According to Evans, not only the scrolls but also the growing prominence of evangelical scholarship over the last several decades has changed the landscape of the profession. Seen historically, he says, when the modernists and fundamentalists split in the first half of the century, “the modernists ended up with the seminaries, libraries, and the endowments,” while the conservatives retreated to small, safe Bible colleges.

Today, by contrast, a significant portion of members in the profession’s SBL is evangelical. This is especially true in the Historical Jesus section of the SBL, the area in which Evans specializes. Additionally, he notes, “Almost all the chairs of the biblical studies sections at SBL are evangelical.

“Nonevangelicals have lost momentum because of a fragmentation of method. They’re into deconstructionism, and nobody can agree on anything. Does the Bible mean anything? Can you find out if the ancient texts mean anything? With authorial intent in question, it’s just fragmenting. In a lot of their seminaries, Bible isn’t even required any longer, and the biblical languages aren’t taught.

“The only seminaries that are still growing and healthy, with a few exceptions, are evangelical seminaries. And in terms of biblical studies, who are the guys emerging who take the Bible seriously? They’re predominantly evangelicals. They do their homework, learn the languages, know their critical stuff well, go to Israel and do the digs. They’re doing what the nonevangelicals used to do well 30 or 40 years ago. So we’re taking over, partly through getting better on our part and partly because of the abdication and irresponsibility of the nonevangelicals.”

By doing their homework with the Dead Sea Scrolls as their textbooks, Evans, Abegg, and Flint hope to do their part in shaping the modern history and interpretation of the scrolls and, indirectly, that of the Bible. “The scrolls don’t prove that the Gospels always have it right,” says Evans. “The scrolls don’t prove certain theological things like inerrancy. What they do is tend to corroborate and support what I would regard as responsible exegesis that interprets Scripture in the Jewish context, and it tends to run against the sensationalizing of the Jesus Seminar and others who want to drag Jesus into a different environment and say he was only a Cynic philosopher.”

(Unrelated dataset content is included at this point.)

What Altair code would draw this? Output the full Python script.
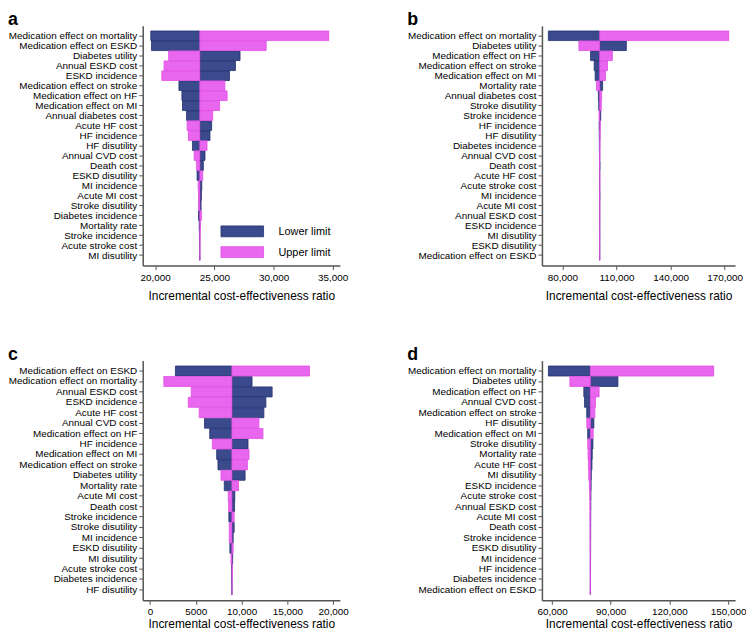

Before the discovery of the Dead Sea Scrolls 50 years ago, few believed any Palestinian manuscripts from the time of Jesus had survived. Today some archaeologists point to the possibility of even more scrolls being uncovered—literally—when the next big earthquake in the region loosens rocks and exposes hidden caves. For now, though, the scholars at the Seal Kap are more than content studying the scrolls they do have. By scrutinizing each jot and tittle, they are gaining new glimpses into first-century Palestine, a world ready and waiting for Messiah.